Architecture diagram showing the request flow from user question through context assembly, tool selection, sandboxed execution, to response with audit trail

The model is one component. Around it: context engine, tool registry, execution sandbox, state manager, audit logger. That's the real product. The model is the CPU. Everything else is the computer.

OpenZosma's stack

  • Hono for the API layer — lightweight, TypeScript-native, fast
  • MCP (Model Context Protocol) for tool integration — universal protocol with 10,000+ public servers and 97M+ monthly SDK downloads
  • A2A (Agent-to-Agent Protocol) for inter-agent communication — when a question needs multiple specialized agents to collaborate
  • OpenShell for sandboxed execution — per-user isolation with defined resource bounds
  • Structured audit logging — every decision, query, and result traceable end to end

We open-sourced all of this under Apache 2.0. Not because we're generous — because we think agent infrastructure should be inspectable, forkable, and improvable by the community. If you're going to trust an AI system with your business data, you should be able to read the code that handles it. "Trust us, it's secure" is not a security model.

The hard parts are the product

If you're building an AI product and it works in the demo but breaks in production, the problem probably isn't the model. It's everything around the model.

The model is the easy part. You call an API. It returns text. Done.

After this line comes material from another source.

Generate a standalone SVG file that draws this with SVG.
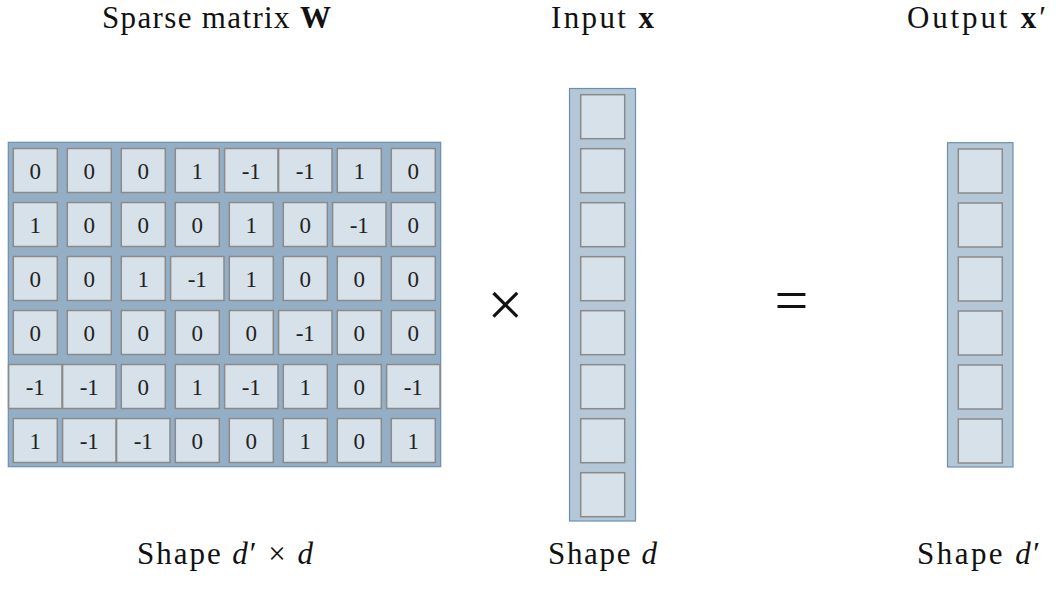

The hard parts:

  • Context engineering — deciding what the model sees and how it's structured
  • Tool reliability — authentication, error handling, result normalization across a dozen different APIs
  • Sandboxing — making sure agent-generated code can't cause damage
  • State management — maintaining coherent conversations across time and sessions
  • Observability — knowing what happened, why, and being able to explain it to a user or an auditor

Every AI startup that fails in 2026 will fail not because the models weren't good enough, but because the engineering around the models wasn't good enough. GPT-4 was already good enough in 2023. Claude has been good enough. Gemini has been good enough. The bottleneck was never intelligence. It was plumbing.

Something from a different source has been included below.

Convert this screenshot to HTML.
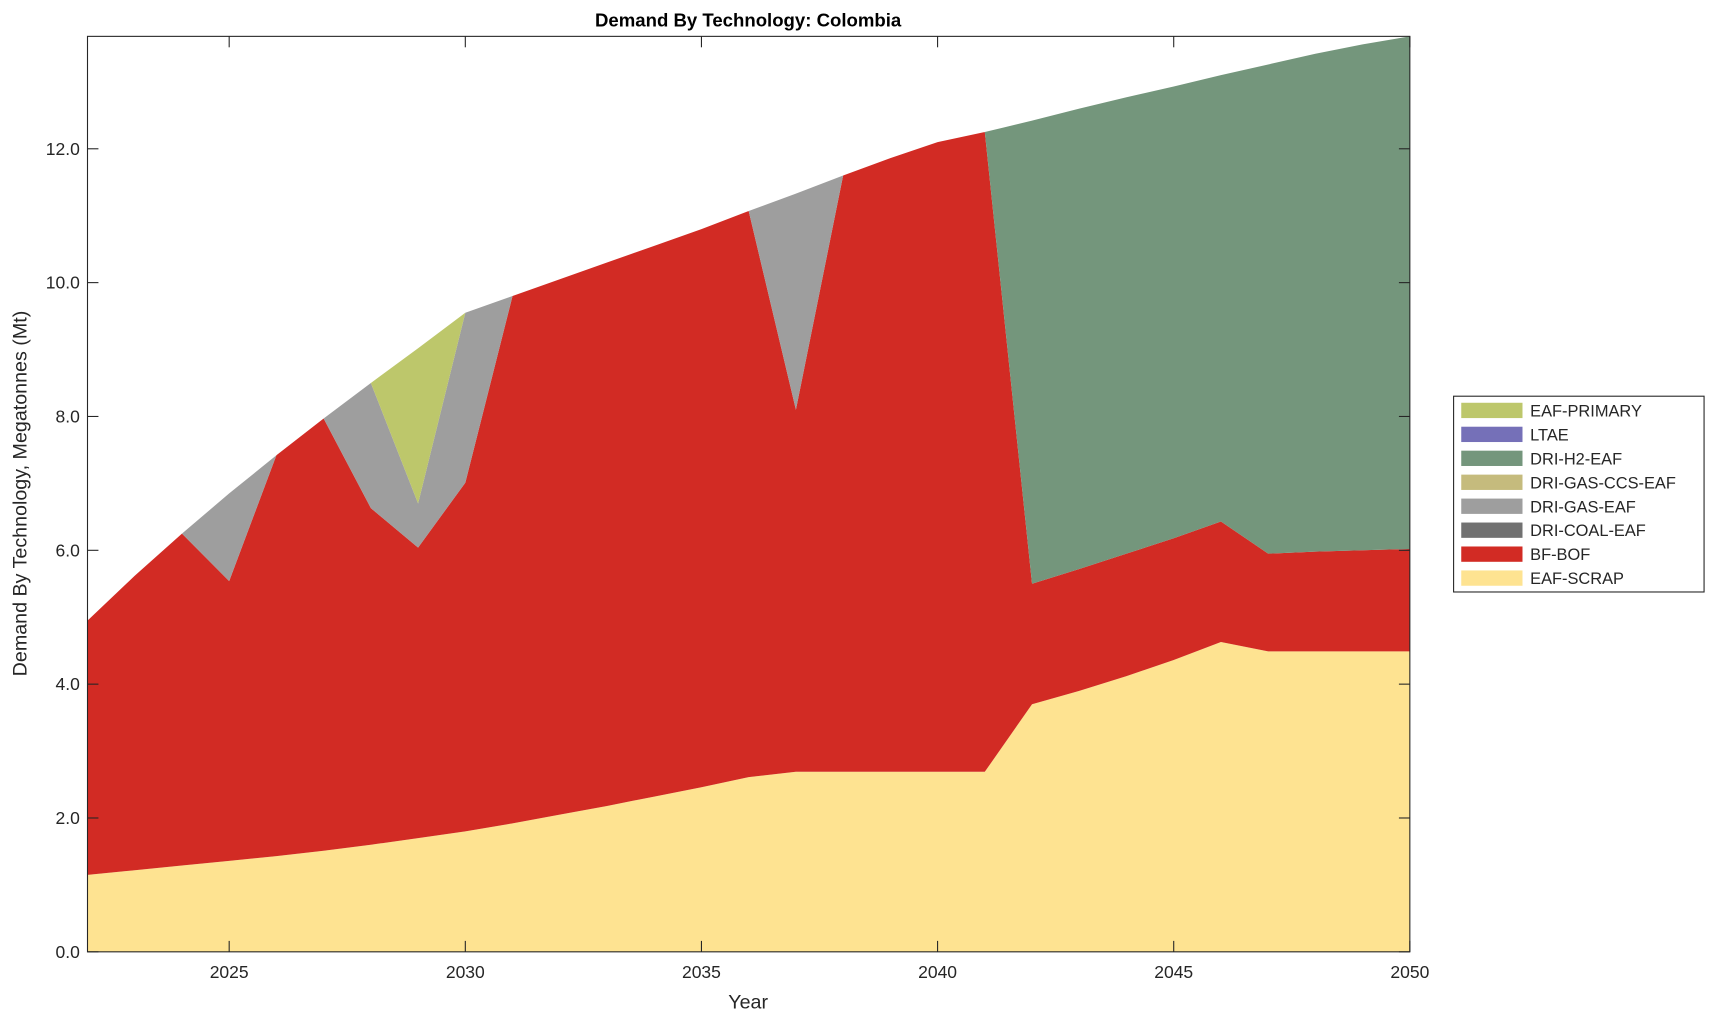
<!DOCTYPE html>
<html><head><meta charset="utf-8"><style>
html,body{margin:0;padding:0;background:#fff;}
svg{display:block;}
text{font-family:"Liberation Sans",Arial,sans-serif;fill:#262626;}
</style></head><body>
<svg id="s" width="1715" height="1021" viewBox="0 0 1568 933" xmlns="http://www.w3.org/2000/svg">
<g id="areas"></g>
<g id="axes"></g>
<text x="684" y="24" text-anchor="middle" font-size="17" font-weight="bold" style="fill:#000">Demand By Technology: Colombia</text>
<text x="684" y="922" text-anchor="middle" font-size="18">Year</text>
<text transform="translate(24,451) rotate(-90)" text-anchor="middle" font-size="18">Demand By Technology, Megatonnes (Mt)</text>
<g id="legend"></g>
</svg>
<script>
var L=80,R=1289,T=33,B=870,YMAX=13.68;
function X(y){return L+(y-2022)*(R-L)/28;}
function Y(v){return B-v*(B-T)/YMAX;}
var yrs=[];for(var y=2022;y<=2050;y++)yrs.push(y);
var scrap=[1.15,1.22,1.29,1.36,1.43,1.51,1.6,1.7,1.8,1.92,2.05,2.18,2.32,2.46,2.61,2.69,2.69,2.69,2.69,2.69,3.7,3.9,4.12,4.36,4.63,4.49,4.49,4.49,4.49];
var bf=[4.95,5.62,6.25,5.54,7.42,7.97,6.63,6.04,7.01,9.8,10.05,10.3,10.55,10.8,11.07,8.1,11.6,11.86,12.1,12.25,5.5,5.72,5.95,6.18,6.43,5.95,5.98,6.0,6.02];
var gas=bf.slice();gas[3]=6.85;gas[6]=8.5;gas[7]=6.7;gas[8]=9.55;gas[15]=11.33;
var prim=gas.slice();prim[7]=9.02;
var h2=prim.slice();var h2v=[12.25,12.42,12.6,12.77,12.93,13.1,13.26,13.42,13.56,13.68];
for(var i=0;i<10;i++)h2[19+i]=h2v[i];
var layers=[[null,scrap,"#fee391"],[scrap,bf,"#d22b24"],[bf,gas,"#9e9e9e"],[gas,prim,"#bdc76b"],[prim,h2,"#74967c"]];
var g=document.getElementById("areas"),h="";
layers.forEach(function(l){
 var pts=[];
 for(var i=0;i<yrs.length;i++)pts.push(X(yrs[i]).toFixed(2)+","+Y(l[1][i]).toFixed(2));
 for(var i=yrs.length-1;i>=0;i--)pts.push(X(yrs[i]).toFixed(2)+","+Y(l[0]?l[0][i]:0).toFixed(2));
 h+='<polygon points="'+pts.join(" ")+'" fill="'+l[2]+'"/>';
});
g.innerHTML=h;
var a="";
a+='<rect x="'+L+'" y="'+T+'" width="'+(R-L)+'" height="'+(B-T)+'" fill="none" stroke="#262626" stroke-width="1"/>';
for(var v=0;v<=12;v+=2){var yy=Y(v);
 a+='<line x1="'+L+'" x2="'+(L+10)+'" y1="'+yy+'" y2="'+yy+'" stroke="#262626"/>';
 a+='<line x1="'+(R-10)+'" x2="'+R+'" y1="'+yy+'" y2="'+yy+'" stroke="#262626"/>';
 a+='<text x="'+(L-7)+'" y="'+(yy+5.5)+'" text-anchor="end" font-size="16">'+v.toFixed(1)+'</text>';}
for(var y=2025;y<=2050;y+=5){var xx=X(y);
 a+='<line x1="'+xx+'" x2="'+xx+'" y1="'+B+'" y2="'+(B-10)+'" stroke="#262626"/>';
 a+='<line x1="'+xx+'" x2="'+xx+'" y1="'+T+'" y2="'+(T+10)+'" stroke="#262626"/>';
 a+='<text x="'+xx+'" y="'+(B+24)+'" text-anchor="middle" font-size="16">'+y+'</text>';}
document.getElementById("axes").innerHTML=a;
var leg=[["EAF-PRIMARY","#bdc76b"],["LTAE","#7570b8"],["DRI-H2-EAF","#74967c"],["DRI-GAS-CCS-EAF","#c5bb7d"],["DRI-GAS-EAF","#9e9e9e"],["DRI-COAL-EAF","#717171"],["BF-BOF","#d22b24"],["EAF-SCRAP","#fee391"]];
var s='<rect x="1329" y="362" width="229" height="179" fill="#fff" stroke="#262626" stroke-width="1"/>';
leg.forEach(function(e,i){var cy=375+i*21.9;
 s+='<rect x="1336" y="'+(cy-7)+'" width="56" height="14" fill="'+e[1]+'"/>';
 s+='<text x="1399" y="'+(cy+5.5)+'" font-size="15">'+e[0]+'</text>';});
document.getElementById("legend").innerHTML=s;
</script>
</body></html>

If you want the non-technical version of what this means for your business — what an agentic harness is and why it matters — we wrote that up in What Is an Agentic Harness?. And we'll go deeper on why we open-sourced OpenZosma and what it actually does in an upcoming post.

But the core point is simple: if your "AI product" is an API call wrapped in a UI, you don't have a product. You have a demo. And the distance between the two is where most teams get lost.

The API call is the easy part. Everything around it is the product.